Il a cru en la médecine, comme il a cru au nucléaire, à fond.
Cécile Delarue
Lui aussi est "descendu", il pensait que cela n'avait rien à voir. Sa fille n'en est pas si sûre. Elle mène l'enquête, voudrait savoir. En l'absence de documents parlants, elle part à la rencontre de ceux qui détiennent peut-être la clé de cette énigme. Michel Brun, un ancien collègue de son père, mis au placard, a collecté des pages et des pages relatant l'histoire de la centrale et le détail des rejets dans la Loire au fil des années, même après l'interdiction en 1980.
Sur la liste des 400 volontaires ayant travaillé dans les caissons en 1969 et en 1980, elle trouve le nom de son père écrit noir sur blanc.

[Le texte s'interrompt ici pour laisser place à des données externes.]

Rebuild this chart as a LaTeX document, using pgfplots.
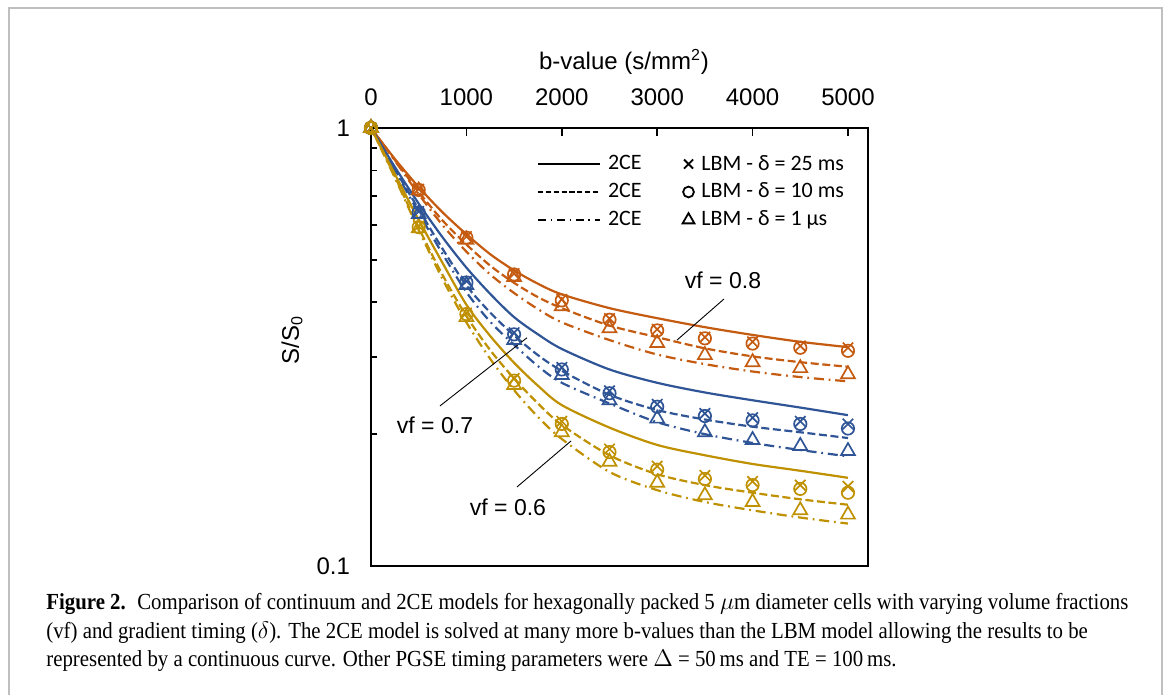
\documentclass[border=0pt]{standalone}
\usepackage{fontspec}
\setmainfont{Liberation Sans}
\newfontfamily\legendfont{Carlito}
\newfontfamily\capfont[FakeStretch=0.905]{Liberation Serif}
\usepackage{pgfplots}
\usepackage{pgfplotstable}
\pgfplotsset{compat=1.18}
\definecolor{cor}{HTML}{C55A11}
\definecolor{cbl}{HTML}{2F5597}
\definecolor{cgo}{HTML}{BF9000}

% 2CE curves: s = delta 25 ms (solid), d = 10 ms (dashed), dd = 1 us (dash-dot)
\pgfplotstableread{
b s d dd
0 1.000 1.000 1.000
250 0.850 0.845 0.842
500 0.733 0.715 0.706
750 0.642 0.615 0.600
1000 0.572 0.542 0.522
1250 0.515 0.485 0.463
1500 0.473 0.443 0.420
1750 0.441 0.411 0.386
2000 0.417 0.388 0.360
2500 0.388 0.354 0.328
3000 0.368 0.333 0.304
3500 0.351 0.314 0.289
4000 0.337 0.301 0.278
4500 0.325 0.292 0.270
5000 0.316 0.285 0.264
}\orc
\pgfplotstableread{
b s d dd
0 1.000 1.000 1.000
250 0.815 0.805 0.800
500 0.672 0.652 0.640
750 0.563 0.530 0.516
1000 0.480 0.437 0.422
1250 0.418 0.379 0.361
1500 0.370 0.336 0.320
1750 0.338 0.303 0.286
2000 0.313 0.279 0.262
2500 0.281 0.246 0.235
3000 0.262 0.227 0.213
3500 0.249 0.216 0.200
4000 0.239 0.208 0.191
4500 0.230 0.202 0.184
5000 0.221 0.196 0.178
}\blc
\pgfplotstableread{
b s d dd
0 1.000 1.000 1.000
250 0.785 0.775 0.770
500 0.617 0.592 0.585
750 0.492 0.462 0.452
1000 0.395 0.372 0.360
1250 0.335 0.311 0.297
1500 0.291 0.268 0.252
1750 0.258 0.235 0.219
2000 0.233 0.210 0.195
2500 0.207 0.179 0.164
3000 0.189 0.162 0.149
3500 0.179 0.153 0.140
4000 0.171 0.147 0.134
4500 0.165 0.142 0.129
5000 0.159 0.138 0.125
}\goc
% LBM points: x = 25 ms, o = 10 ms, t = 1 us
\pgfplotstableread{
b x o t
0 1 1 1
500 0.725 0.722 0.720
1000 0.565 0.562 0.556
1500 0.465 0.463 0.457
2000 0.406 0.404 0.392
2500 0.367 0.365 0.349
3000 0.347 0.345 0.323
3500 0.333 0.331 0.303
4000 0.325 0.322 0.292
4500 0.318 0.315 0.283
5000 0.315 0.310 0.274
}\orm
\pgfplotstableread{
b x o t
0 1 1 1
500 0.645 0.642 0.636
1000 0.447 0.444 0.438
1500 0.341 0.338 0.328
2000 0.284 0.281 0.273
2500 0.251 0.248 0.239
3000 0.234 0.231 0.217
3500 0.223 0.220 0.202
4000 0.218 0.215 0.194
4500 0.214 0.211 0.188
5000 0.211 0.206 0.183
}\blm
\pgfplotstableread{
b x o t
0 1 1 1
500 0.597 0.594 0.590
1000 0.378 0.376 0.370
1500 0.268 0.265 0.259
2000 0.214 0.211 0.202
2500 0.185 0.182 0.173
3000 0.169 0.166 0.155
3500 0.161 0.158 0.145
4000 0.156 0.153 0.140
4500 0.153 0.150 0.134
5000 0.152 0.147 0.131
}\gom

\pgfplotsset{
  solidc/.style={line width=1.1pt, smooth},
  dashc/.style={line width=1.1pt, smooth, dash pattern=on 4pt off 1.8pt},
  dotc/.style={line width=1.1pt, smooth, dash pattern=on 5pt off 2.4pt on 0.9pt off 2.4pt},
  mx/.style={only marks, mark=x, mark size=3.7pt, mark options={line width=0.85pt, solid}},
  mo/.style={only marks, mark=o, mark size=3.1pt, mark options={line width=0.85pt, solid}},
  mt/.style={only marks, mark=triangle, mark size=4pt, mark options={line width=0.85pt, solid}},
  longline/.style={legend image code/.code={\draw[##1] (0pt,0pt) -- (31pt,0pt);}},
  onemark/.style={legend image code/.code={\draw[##1] plot coordinates {(0pt,0pt)};}},
}

\begin{document}
\begin{tikzpicture}
\useasboundingbox (0,0) rectangle (585pt,347.5pt);
\draw[black!25, line width=0.6pt] (4.5pt,0pt) -- (4.5pt,343.5pt) -- (581pt,343.5pt) -- (581pt,0pt);

\begin{axis}[
  at={(185.5pt,64.5pt)}, anchor=south west, scale only axis,
  width=248.5pt, height=219pt,
  xmin=0, xmax=5210, ymode=log, ymin=0.1, ymax=1,
  xtick={0,1000,2000,3000,4000,5000}, xtick pos=right, xticklabel pos=upper,
  ytick={0.1,1}, yticklabels={0.1,1},
  minor ytick={0.2,0.3,0.4,0.5,0.6,0.7,0.8,0.9}, ytick pos=left,
  tick align=inside, major tick length=4pt, minor tick length=3pt,
  every tick/.style={black, line width=0.8pt},
  every minor tick/.style={black, line width=0.8pt},
  axis line style={line width=1.1pt},
  tick label style={font=\fontsize{12}{14}\selectfont},
  xticklabel style={yshift=7.5pt},
  yticklabel style={xshift=-7pt},
  /pgf/number format/assume math mode=true,
  /pgf/number format/1000 sep={},
  clip=false,
  legend style={at={(rel axis cs:0.334,0.946)}, anchor=north west,
    draw=none, fill=none, inner sep=0pt,
    font=\legendfont\fontsize{11}{13}\selectfont,
    row sep=2pt, nodes={inner xsep=3.5pt, inner ysep=1.5pt},
    /tikz/every even column/.append style={column sep=17pt}},
  legend columns=2, legend cell align=left,
]
\addlegendimage{black, line width=0.8pt, longline}
\addlegendentry{2CE}
\addlegendimage{black, only marks, mark=x, mark size=3.2pt, line width=0.9pt, onemark}
\addlegendentry{LBM - δ = 25 ms}
\addlegendimage{black, line width=0.8pt, dash pattern=on 2.6pt off 1.3pt, longline}
\addlegendentry{2CE}
\addlegendimage{black, only marks, mark=o, mark size=2.7pt, line width=0.9pt, onemark}
\addlegendentry{LBM - δ = 10 ms}
\addlegendimage{black, line width=0.8pt, dash pattern=on 4pt off 2.3pt on 0.8pt off 2.3pt, longline}
\addlegendentry{2CE}
\addlegendimage{black, only marks, mark=triangle, mark size=3.4pt, line width=0.9pt, onemark}
\addlegendentry{LBM - δ = 1 µs}

% vf = 0.8
\addplot[cor, solidc, forget plot] table[x=b, y=s] {\orc};
\addplot[cor, dashc, forget plot] table[x=b, y=d] {\orc};
\addplot[cor, dotc, forget plot] table[x=b, y=dd] {\orc};
% vf = 0.7
\addplot[cbl, solidc, forget plot] table[x=b, y=s] {\blc};
\addplot[cbl, dashc, forget plot] table[x=b, y=d] {\blc};
\addplot[cbl, dotc, forget plot] table[x=b, y=dd] {\blc};
% vf = 0.6
\addplot[cgo, solidc, forget plot] table[x=b, y=s] {\goc};
\addplot[cgo, dashc, forget plot] table[x=b, y=d] {\goc};
\addplot[cgo, dotc, forget plot] table[x=b, y=dd] {\goc};

\addplot[cor, mx, forget plot] table[x=b, y=x] {\orm};
\addplot[cor, mo, forget plot] table[x=b, y=o] {\orm};
\addplot[cor, mt, forget plot] table[x=b, y=t] {\orm};
\addplot[cbl, mx, forget plot] table[x=b, y=x] {\blm};
\addplot[cbl, mo, forget plot] table[x=b, y=o] {\blm};
\addplot[cbl, mt, forget plot] table[x=b, y=t] {\blm};
\addplot[cgo, mx, forget plot] table[x=b, y=x] {\gom};
\addplot[cgo, mo, forget plot] table[x=b, y=o] {\gom};
\addplot[cgo, mt, forget plot] table[x=b, y=t] {\gom};

\draw[black, line width=0.45pt] (axis cs:3700,0.407) -- (axis cs:3208,0.328);
\node[font=\fontsize{11.5}{13}\selectfont] at (axis cs:3690,0.450) {vf = 0.8};
\draw[black, line width=0.45pt] (axis cs:723,0.232) -- (axis cs:1635,0.332);
\node[font=\fontsize{11.5}{13}\selectfont] at (axis cs:671,0.210) {vf = 0.7};
\draw[black, line width=0.45pt] (axis cs:1530,0.1515) -- (axis cs:2097,0.193);
\node[font=\fontsize{11.5}{13}\selectfont] at (axis cs:1436,0.136) {vf = 0.6};
\end{axis}

\node[font=\fontsize{12}{14}\selectfont] at (312pt,316.5pt) {b-value (s/mm\textsuperscript{2})};
\node[rotate=90, font=\fontsize{12}{14}\selectfont] at (146pt,177.5pt) {S/S\textsubscript{0}};

\node[anchor=base west, inner sep=0pt, font=\capfont\fontsize{11.5}{14}\selectfont] at (23pt,42.5pt)
  {\textbf{Figure 2.}\enspace Comparison of continuum and 2CE models for hexagonally packed 5 $\mu$m diameter cells with varying volume fractions};
\node[anchor=base west, inner sep=0pt, font=\capfont\fontsize{11.5}{14}\selectfont] at (23pt,28.5pt)
  {(vf) and gradient timing ($\delta$). The 2CE model is solved at many more b-values than the LBM model allowing the results to be};
\node[anchor=base west, inner sep=0pt, font=\capfont\fontsize{11.5}{14}\selectfont] at (23pt,14.5pt)
  {represented by a continuous curve. Other PGSE timing parameters were $\Delta$ = 50\,ms and TE = 100\,ms.};
\end{tikzpicture}
\end{document}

Que sont-ils tous devenus, comment savoir ? "Le problème, c'est qu'il n'y a pas de chiffres, pas d'enquête scientifique, ni sur les conséquences sur la santé des travailleurs de la centrale, ni sur celle des habitants."
Le médecin du village n'avait pas connaissance des accidents et n'a rien constaté d'anormal sur l'état de santé de ses patients, le cancérologue qu'il a contacté non plus.
Les conclusions d'Anne Thébaud-Mony, directrice de recherche INSERM sont quant à elles, alarmantes. Le cancer du rein précoce dont a été atteint Dominique Delarue pourrait être la conséquence d'une exposition aux radiations. Même minime, elle ne la considère pas sans danger.
Les constats et les avis divergent. Cécile Delarue se forgera sa propre opinion, sera-t-elle différente de celle de son père qui n'a jamais remis en cause son environnement de travail ?
Et aujourd'hui ?
Enfants du pays, vivant à proximité d'une centrale nucléaire, combien sommes-nous à être restés dans les communes environnantes ? Combien sont-ils, partis vivre ailleurs pour élever leurs enfants, pour fuir loin du monstre de béton ? Au quotidien, sommes-nous inquiets, la question nous vient-elle seulement à l'esprit ?
Aujourd'hui comme hier, nous vivons dans son sillage, actifs ou à la retraite comme les amis de Dominique Delarue restés à Saint-Laurent. Ce documentaire lève le voile sur un silence qu'il était nécessaire de percer pour en comprendre l'histoire. Il questionne sans juger, donne la parole. Comme les enfants, quand les portes sont fermées, on n'a qu'une envie, découvrir ce qui se cache derrière.
► "La Pile, mon village nucléaire", un documentaire de Cécile Delarue produit par Giraf Prod et France 3 Centre-Val de Loire, à voir ce jeudi 21 mars à 23 h dans la France en Vrai sur France 3 Centre-Val de Loire et sur la plateforme france.tv en avant-première et en replay.